::: Available data
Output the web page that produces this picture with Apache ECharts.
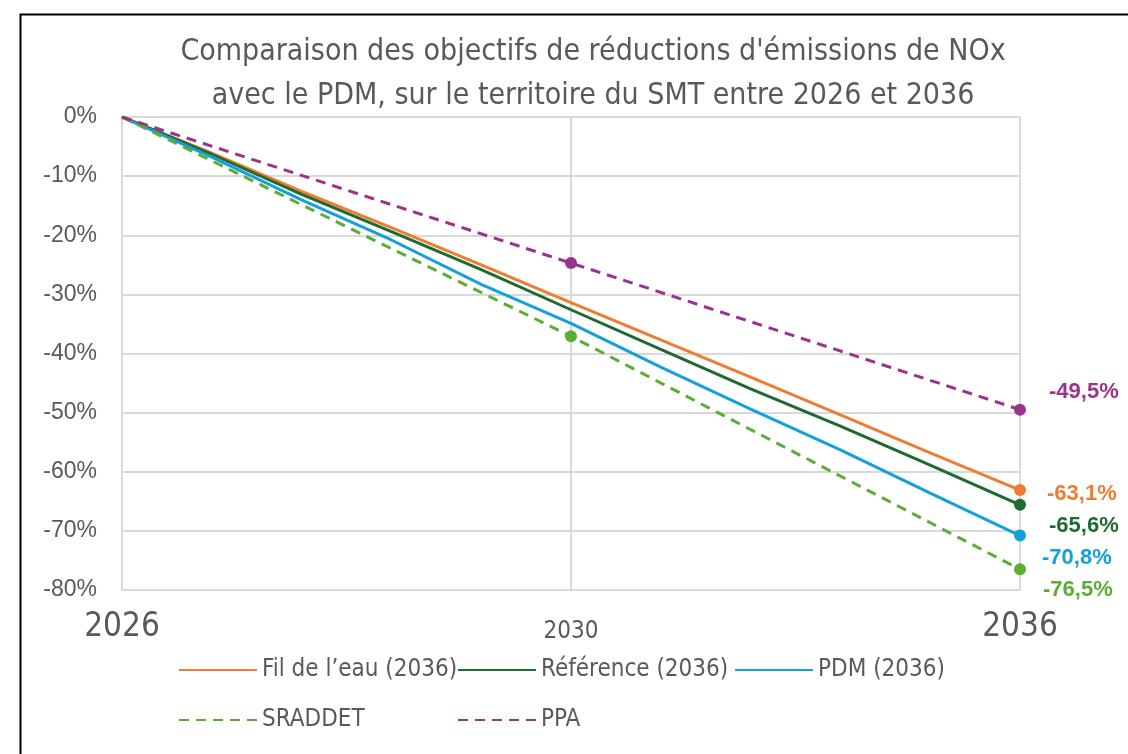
<!DOCTYPE html>
<html><head><meta charset="utf-8">
<script src="https://cdn.jsdelivr.net/npm/echarts@6/dist/echarts.min.js"></script>
<style>html,body{margin:0;padding:0;background:#fff}#c{width:1128px;height:754px}</style>
</head><body><div id="c"></div>
<script>
const chartTitle = "Comparaison des objectifs de réductions d'émissions de NOx\navec le PDM, sur le territoire du SMT entre 2026 et 2036";
const milestoneYears = ['2026', '2030', '2036'];
const annualYears = ['2026','2027','2028','2029','2030','2031','2032','2033','2034','2035','2036'];
const filDeLeau = [0, -6.1, -12.6, -18.7, -25.0, -31.4, -37.7, -44.0, -50.4, -56.8, -63.1];
const reference = [0, -6.3, -13.1, -19.4, -25.8, -32.6, -39.3, -46.0, -52.3, -58.9, -65.6];
const pdm = [0, -6.8, -14.0, -20.8, -28.3, -34.9, -42.3, -49.4, -56.3, -63.6, -70.8];
const sraddet = [0, -37.1, -76.5];
const ppa = [0, -24.7, -49.5];
const seriesNames = ['Fil de l’eau (2036)', 'Référence (2036)', 'PDM (2036)', 'SRADDET', 'PPA'];

const NARROW = "'Liberation Sans Narrow', 'DejaVu Sans Condensed', sans-serif";
const fmt = v => v.toFixed(1).replace('.', ',') + '%';

function mkSeries(name, data, axisIdx, color, dashed, labelOffset, markerFrom) {
  const last = data.length - 1;
  return {
    name, type: 'line', data, xAxisIndex: axisIdx, yAxisIndex: 0,
    symbol: 'circle',
    symbolSize: (v, p) => (p.dataIndex >= markerFrom ? 12 : 0),
    showSymbol: true, showAllSymbol: true,
    lineStyle: { color, width: 3, type: dashed ? [10, 7] : 'solid' },
    itemStyle: { color },
    label: {
      show: true, position: 'right', offset: labelOffset,
      formatter: p => (p.dataIndex === last ? fmt(p.value) : ''),
      color, fontFamily: 'Liberation Sans, Arial, sans-serif', fontWeight: 'bold', fontSize: 22
    },
    emphasis: { disabled: true },
    animation: false
  };
}

function mkLegend(name, left, top) {
  return {
    data: [name], left, top, itemWidth: 78, itemHeight: 12, padding: 0,
    itemStyle: { opacity: 0 },
    textStyle: { fontFamily: NARROW, fontSize: 24, color: '#595959' },
    selectedMode: false
  };
}

const chart = echarts.init(document.getElementById('c'), null, { renderer: 'canvas' });
chart.setOption({
  backgroundColor: '#fff',
  animation: false,
  title: {
    text: chartTitle, left: 588, top: 25, textAlign: 'center',
    textStyle: { fontFamily: NARROW, fontSize: 30, fontWeight: 'normal', color: '#595959', lineHeight: 44 }
  },
  graphic: [{
    type: 'rect', left: 18, top: 12, shape: { x: 0, y: 0, width: 1300, height: 900 },
    style: { fill: 'none', stroke: '#000', lineWidth: 2 }, silent: true, z: -10
  }],
  grid: { left: 122, right: 108, top: 117, bottom: 164, containLabel: false },
  legend: [
    mkLegend(seriesNames[0], 178, 658),
    mkLegend(seriesNames[1], 457, 658),
    mkLegend(seriesNames[2], 734, 658),
    mkLegend(seriesNames[3], 178, 708),
    mkLegend(seriesNames[4], 457, 708)
  ],
  xAxis: [{
    type: 'category', data: milestoneYears, boundaryGap: false,
    axisLine: { show: true, lineStyle: { color: '#d9d9d9', width: 2 } },
    axisTick: { show: false },
    splitLine: { show: true, lineStyle: { color: '#d9d9d9', width: 2 } },
    axisLabel: {
      margin: 14,
      formatter: v => (v === '2030' ? '{s|' + v + '}' : '{b|' + v + '}'),
      rich: {
        b: { fontFamily: NARROW, fontSize: 33, color: '#595959', lineHeight: 40, verticalAlign: 'bottom' },
        s: { fontFamily: NARROW, fontSize: 24, color: '#595959', lineHeight: 40, verticalAlign: 'bottom', padding: [4, 0, 0, 0] }
      }
    }
  }, {
    type: 'category', data: annualYears, boundaryGap: false, show: false
  }],
  yAxis: {
    type: 'value', min: -80, max: 0, interval: 10,
    axisLine: { show: true, lineStyle: { color: '#d9d9d9', width: 2 } },
    axisTick: { show: false },
    splitLine: { show: true, lineStyle: { color: '#d9d9d9', width: 2 } },
    axisLabel: { formatter: v => v + '%', margin: 25, fontFamily: 'Liberation Sans, Arial, sans-serif', fontSize: 23, color: '#595959' }
  },
  series: [
    mkSeries(seriesNames[0], filDeLeau, 1, '#ED7D31', false, [16, 4], 10),
    mkSeries(seriesNames[1], reference, 1, '#1E6B30', false, [18, 21], 10),
    mkSeries(seriesNames[2], pdm, 1, '#14A0DC', false, [11, 22], 10),
    mkSeries(seriesNames[3], sraddet, 0, '#5BAD33', true, [12, 21], 1),
    mkSeries(seriesNames[4], ppa, 0, '#9B338E', true, [18, -18], 1)
  ]
});
</script>
</body></html>
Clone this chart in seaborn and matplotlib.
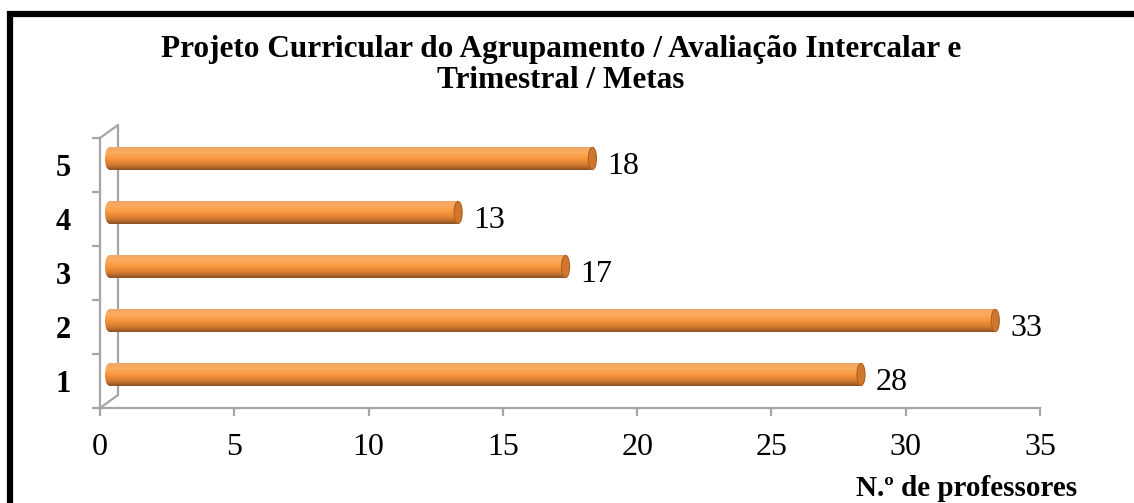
import numpy as np
import seaborn as sns
import matplotlib.pyplot as plt
from matplotlib.patches import Rectangle, Ellipse
from matplotlib.colors import LinearSegmentedColormap
from matplotlib.transforms import ScaledTranslation
from matplotlib.ticker import FixedLocator

# data
categorias = ['1', '2', '3', '4', '5']
professores = [28, 33, 17, 13, 18]
ordem = ['5', '4', '3', '2', '1']
x_ticks = [0, 5, 10, 15, 20, 25, 30, 35]

titulo = 'Projeto Curricular do Agrupamento / Avaliação Intercalar e\nTrimestral / Metas'
x_titulo = 'N.º de professores'

sns.set_theme(style='white')
plt.rcParams['font.family'] = ['Liberation Serif', 'DejaVu Serif']
plt.rcParams['text.color'] = 'black'
plt.rcParams['xtick.color'] = 'black'
plt.rcParams['ytick.color'] = 'black'

W, H, DPI = 1134, 503, 100
fig = plt.figure(figsize=(W / DPI, H / DPI), dpi=DPI)
ax = fig.add_axes([100 / W, 1 - 408 / H, 940 / W, 270 / H])

sns.barplot(x=professores, y=categorias, order=ordem, orient='h',
            width=0.41, color='#f79646', ax=ax, zorder=3)

ax.set_xlim(0, 35)
ax.set_ylim(4.5, -0.5)
ax.set_xlabel('')
ax.set_ylabel('')

grey = '#a6a6a6'
# 3D depth of the Excel frame, in pixels
dx, dy = 18, 13
back = ax.transAxes + ScaledTranslation(dx / DPI, dy / DPI, fig.dpi_scale_trans)
half = ax.transData + ScaledTranslation(dx / 2 / DPI, dy / 2 / DPI, fig.dpi_scale_trans)

# back wall edge and the two diagonals
ax.plot([0, 0], [0, 1], color=grey, lw=1.6, transform=back, clip_on=False)
ax.plot([0, dx / 940], [1, 1 + dy / 270], color=grey, lw=1.6,
        transform=ax.transAxes, clip_on=False)
ax.plot([0, dx / 940], [0, dy / 270], color=grey, lw=1.6,
        transform=ax.transAxes, clip_on=False)

for s in ['top', 'right']:
    ax.spines[s].set_visible(False)
for s in ['left', 'bottom']:
    ax.spines[s].set_color(grey)
    ax.spines[s].set_linewidth(1.6)

ax.set_xticks(x_ticks)
ax.tick_params(axis='x', direction='out', length=6, width=1.6, color=grey,
               labelcolor='black', pad=12, labelsize=23, bottom=True)
ax.yaxis.set_minor_locator(FixedLocator(np.arange(-0.5, 5, 1)))
ax.tick_params(axis='y', which='minor', direction='out', length=6, width=1.6,
               color=grey, left=True)
ax.tick_params(axis='y', which='major', length=0, pad=21, labelsize=22,
               labelcolor='black')
for lab in ax.get_yticklabels():
    lab.set_fontweight('bold')

# cylinder shading
cmap = LinearSegmentedColormap.from_list('cil', [
    (0.0, '#f2a468'), (0.22, '#fbac5e'), (0.5, '#f8973e'),
    (0.78, '#d27a30'), (1.0, '#8a5225')])
grad = np.linspace(0, 1, 64).reshape(-1, 1)
cap_w = 0.3  # ellipse width in data units

for p in ax.patches:
    x0, y0 = p.get_x(), p.get_y()
    w, h = p.get_width(), p.get_height()
    p.set_transform(half)
    p.set_edgecolor('none')
    left = Ellipse((x0, y0 + h / 2), cap_w, h, transform=half,
                   facecolor='none', edgecolor='none')
    ax.add_patch(left)
    for clip in (p, left):
        im = ax.imshow(grad, cmap=cmap, aspect='auto',
                       extent=(x0 - cap_w, x0 + w, y0 + h, y0),
                       transform=half, zorder=4, interpolation='bilinear')
        im.set_clip_path(clip)
    ax.add_patch(Ellipse((x0 + w, y0 + h / 2), cap_w, h, transform=half,
                         facecolor='#cf7630', edgecolor='#b0601c', lw=0.8,
                         zorder=5))
    ax.annotate(f'{w:g}', (x0 + w, y0 + h / 2), xytext=(24, -1),
                textcoords='offset pixels', ha='left', va='center',
                fontsize=23, color='black', zorder=6)

ax.set_xlim(0, 35)
ax.set_ylim(4.5, -0.5)

fig.text(561 / W, 1 - 65 / H, titulo, ha='center', va='center',
         fontsize=22.5, fontweight='bold', linespacing=1.12)
fig.text(1077 / W, 1 - 488 / H, x_titulo, ha='right', va='center',
         fontsize=21, fontweight='bold')

# thick black frame (only top and left visible in the crop)
fig.patches.append(Rectangle((10 / W, -0.2), 1.2, 1.2 - 14 / H,
                             transform=fig.transFigure, fill=False,
                             edgecolor='black', linewidth=4.5))

fig.savefig('out.png', dpi=DPI)
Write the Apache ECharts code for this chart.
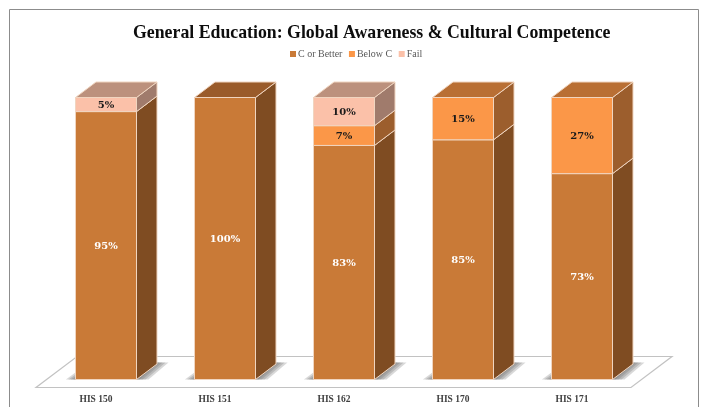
::::::
Look above for the line with "Clone this chart in seaborn and matplotlib."; quote it and every line after it, stopping after the line with "from matplotlib.ticker import FixedLocator", exactly, with nothing added and without pictures.

Clone this chart in seaborn and matplotlib.
import numpy as np
import seaborn as sns
import matplotlib.pyplot as plt
from matplotlib.patches import Rectangle, Ellipse
from matplotlib.colors import LinearSegmentedColormap
from matplotlib.transforms import ScaledTranslation
from matplotlib.ticker import FixedLocator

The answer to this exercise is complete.